If TiO2 were capable of achieving the level of reflectance that they determined that Barium Sulfate can, they would have chosen that instead. They did, however, do months of research on this. How much research did you do?
It's just chemistry. Different crystalline structures of titanium can be bimodal or multimodal, instead of 'single' modal, these different crystal structures can be used to create different reflective indexes, like ultrafine TiO2 being mixed with ultrafine ZnO to make skin-sunscreen. This may also apply to paint-like coatings...and it might not. Barium (Baryta) isn't a free element, various forms of either one are used in similar types of applications. They seem similar, anyhow. A lot of carbonates are really kind of extra-white so there are probably many applications yet to be found, that said, 'new' brighter whiter paint from this already aged bright white pigment doesn't seem to be all that groundbreaking. Just saying, maybe it is groundbreaking. *shrug*

:rolleyes: I think it is interesting that most of the posters to this thread seem to think they have more knowledge and a better tack. These researchers have shown that they accomplished what they had set out to do - make a coating that would cool the surface under virtually any temperature conditions.

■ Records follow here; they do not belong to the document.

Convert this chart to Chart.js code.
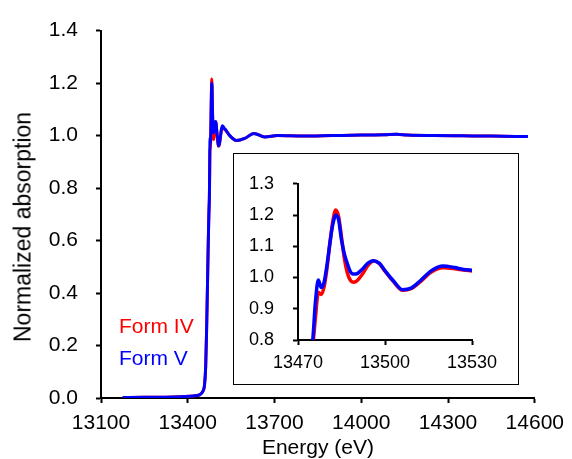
<!DOCTYPE html>
<html>
<head>
<meta charset="utf-8">
<script src="https://cdn.jsdelivr.net/npm/chart.js@4"></script>
<style>
  body { margin: 0; background: #fff; }
  #wrap { position: relative; width: 572px; height: 459px; overflow: hidden; }
  #inset { position: absolute; left: 233px; top: 153px; width: 286px; height: 232px;
           box-sizing: border-box; border: 1px solid #000; background: #fff; }
  .lg { position: absolute; left: 119px; font: 21px "Liberation Sans", Arial, sans-serif; white-space: nowrap; }
  #ytitle { position: absolute; left: 23px; top: 227px; line-height: 1; white-space: nowrap;
            font: 23px "Liberation Sans", Arial, sans-serif; color: #000;
            transform: translate(-50%, -50%) rotate(-90deg); }
</style>
</head>
<body>
<div id="wrap">
  <canvas id="mainChart" width="572" height="459"></canvas>
  <div id="ytitle">Normalized absorption</div>
  <div class="lg" style="top: 314px; color: #ff0000;">Form IV</div>
  <div class="lg" style="top: 346px; color: #0000ff;">Form V</div>
  <div id="inset"><canvas id="insetChart" width="284" height="230"></canvas></div>
</div>
<script>
const energy = [
  13175, 13250, 13350, 13420, 13440, 13452, 13458, 13462, 13465, 13468, 13471, 13473,
  13475, 13476, 13477, 13478, 13479, 13480, 13481, 13482, 13483, 13484, 13485, 13486,
  13487, 13488, 13489, 13490, 13492, 13494, 13496, 13498, 13500, 13503, 13506, 13509,
  13512, 13516, 13520, 13524, 13527, 13531, 13545, 13569, 13597, 13629, 13666, 13711,
  13800, 13900, 14000, 14080, 14122, 14160, 14250, 14350, 14450, 14576
];
const formIV = [
  0.002, 0.003, 0.004, 0.008, 0.012, 0.025, 0.05, 0.12, 0.25, 0.42, 0.6, 0.7,
  0.775, 0.87, 0.952, 0.946, 0.97, 1.03, 1.11, 1.18, 1.216, 1.195, 1.13, 1.06,
  1.015, 0.992, 0.985, 0.987, 1.008, 1.037, 1.053, 1.045, 1.02, 0.986, 0.959, 0.964,
  0.985, 1.018, 1.031, 1.028, 1.024, 1.020, 1.0, 0.981, 0.989, 1.008, 0.995, 1.0,
  0.998, 1.0, 1.002, 1.003, 1.005, 1.002, 1.0, 0.999, 0.998, 0.996
];
const formV = [
  0.002, 0.003, 0.004, 0.008, 0.012, 0.025, 0.05, 0.12, 0.25, 0.42, 0.6, 0.7,
  0.79, 0.92, 0.992, 0.968, 0.985, 1.04, 1.11, 1.17, 1.199, 1.185, 1.12, 1.075,
  1.045, 1.02, 1.011, 1.011, 1.025, 1.045, 1.054, 1.046, 1.022, 0.988, 0.961, 0.966,
  0.988, 1.022, 1.037, 1.032, 1.026, 1.022, 1.0, 0.981, 0.989, 1.008, 0.995, 1.0,
  0.998, 1.0, 1.002, 1.003, 1.005, 1.002, 1.0, 0.999, 0.998, 0.996
];
const mainXTicks = [13100, 13400, 13700, 14000, 14300, 14600];
const insetXTicks = [13470, 13500, 13530];

const fontFamily = '"Liberation Sans", Arial, sans-serif';
const mainFont = { family: fontFamily, size: 21 };
const insetFont = { family: fontFamily, size: 18 };

function series(lineWidth) {
  // blue drawn on top, so it goes first
  return [
    { label: 'Form V', data: energy.map((e, i) => ({ x: e, y: formV[i] })),
      borderColor: '#0000ff', borderWidth: lineWidth, pointRadius: 0, cubicInterpolationMode: 'monotone' },
    { label: 'Form IV', data: energy.map((e, i) => ({ x: e, y: formIV[i] })),
      borderColor: '#ff0000', borderWidth: lineWidth, pointRadius: 0, cubicInterpolationMode: 'monotone' }
  ];
}

function axisStyle() {
  return {
    border: { color: '#000', width: 2 },
    grid: { drawOnChartArea: false, drawTicks: true, tickLength: 5, tickColor: '#000', tickWidth: 2 }
  };
}

new Chart(document.getElementById('mainChart'), {
  type: 'line',
  data: { datasets: series(3) },
  options: {
    responsive: false,
    animation: false,
    devicePixelRatio: 1,
    layout: { padding: { top: 23, right: 32, left: 0, bottom: 0 } },
    plugins: { legend: { display: false }, tooltip: { enabled: false } },
    scales: {
      x: {
        type: 'linear', min: 13100, max: 14600,
        ...axisStyle(),
        afterBuildTicks: s => { s.ticks = mainXTicks.map(v => ({ value: v })); },
        afterFit: s => { s.height = 61; },
        ticks: { font: mainFont, color: '#000', padding: 8, callback: v => String(v) },
        title: { display: true, text: 'Energy (eV)', font: { ...mainFont, lineHeight: 1 }, color: '#000', padding: 0 }
      },
      y: {
        min: 0, max: 1.4,
        ...axisStyle(),
        afterFit: s => { s.width = 101; },
        ticks: { font: mainFont, color: '#000', padding: 18, stepSize: 0.2, callback: v => v.toFixed(1) }
      }
    }
  }
});

new Chart(document.getElementById('insetChart'), {
  type: 'line',
  data: { datasets: series(3.5) },
  options: {
    responsive: false,
    animation: false,
    devicePixelRatio: 1,
    layout: { padding: { top: 21, right: 46, left: 0, bottom: 0 } },
    plugins: { legend: { display: false }, tooltip: { enabled: false } },
    scales: {
      x: {
        type: 'linear', min: 13470, max: 13530,
        ...axisStyle(),
        afterBuildTicks: s => { s.ticks = insetXTicks.map(v => ({ value: v })); },
        afterFit: s => { s.height = 44; },
        ticks: { font: insetFont, color: '#000', padding: 7, callback: v => String(v) }
      },
      y: {
        min: 0.8, max: 1.3,
        ...axisStyle(),
        afterFit: s => { s.width = 64; },
        ticks: { font: insetFont, color: '#000', padding: 19, stepSize: 0.1, callback: v => v.toFixed(1) }
      }
    }
  }
});
</script>
</body>
</html>
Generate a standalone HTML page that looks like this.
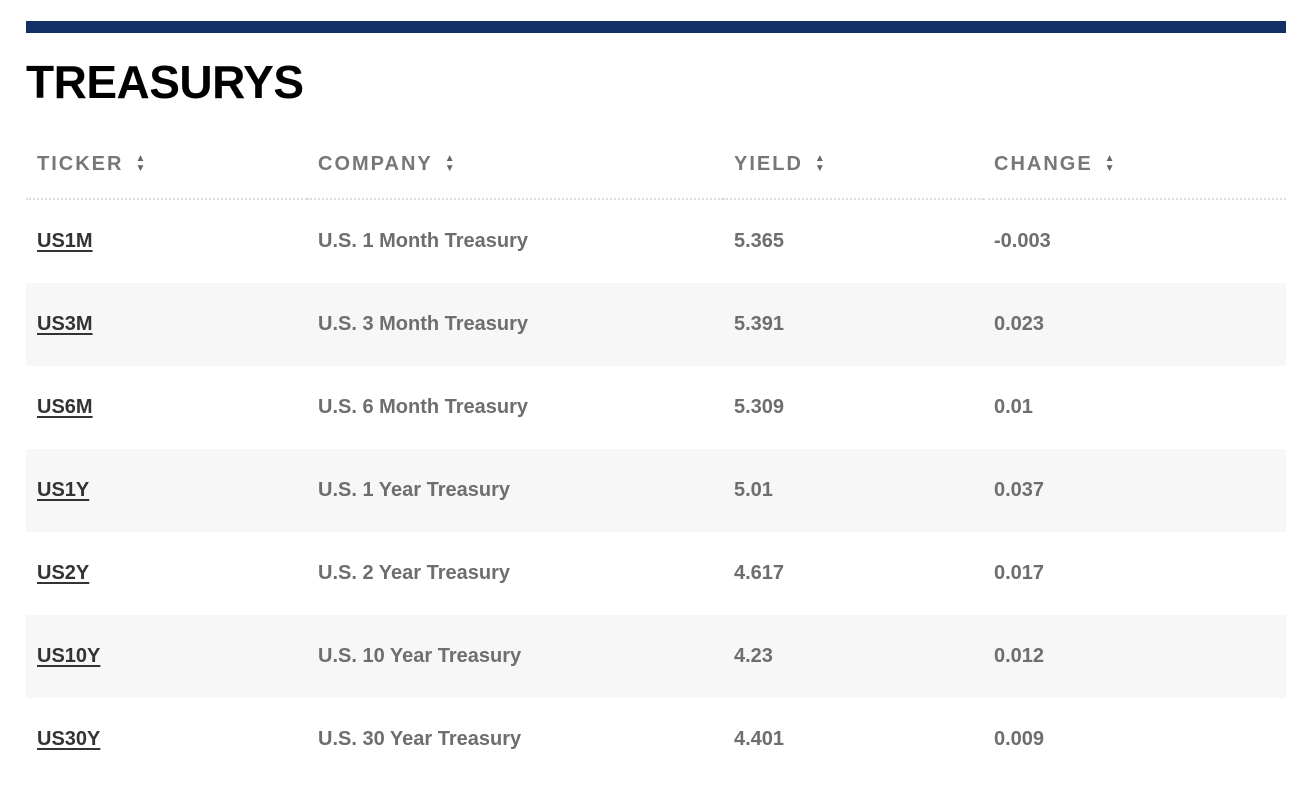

If they're so smart why is their white paint research on Techspot being mocked? /s
Thanks for the bit on reflectivity, didn't know about that! ✌
 
No inexpensive mirrors achieve reflectance as high as 98.1. Multi-layer dielectric mirrors, such as those found in lasers, are about the only ones that can achieve anywhere near that reflectance value. Some of those mirrors achieve even higher reflectance but, simple "aluminized" mirrors only achieve a reflectance value somewhere in the range of 93%. What makes aluminized mirrors appear to have a higher reflectance is the type of reflectance they exhibit - Specular Reflection - https://en.wikipedia.org/wiki/Specular_reflection Multi-layer dielectric mirrors, however, require expensive coatings in expensive vacuum chambers and would never be economically viable in large sizes and mass-produced. They also typically have a very narrow range of wavelengths that they can reflect that well. The paint that they are talking about here exhibits diffuse reflection. https://en.wikipedia.org/wiki/Diffuse_reflection


Since you seem to know so much about it, why did you not think of this earlier?

Eastman Kodak made a coating from Barium Sulfate long ago that was considered the "gold standard" for "white" https://www.labsphere.com/labsphere.../spectraflect/6080-white-reflectance-coating/

If TiO2 were capable of achieving the level of reflectance that they determined that Barium Sulfate can, they would have chosen that instead. They did, however, do months of research on this. How much research did you do?

An oddly defensive response, were you one of the researchers? No one is mocking their work, just commentating that it might not be as groundbreaking as it appears. As for how much research I have done, if I’m including my masters degree in chemistry then 4 years.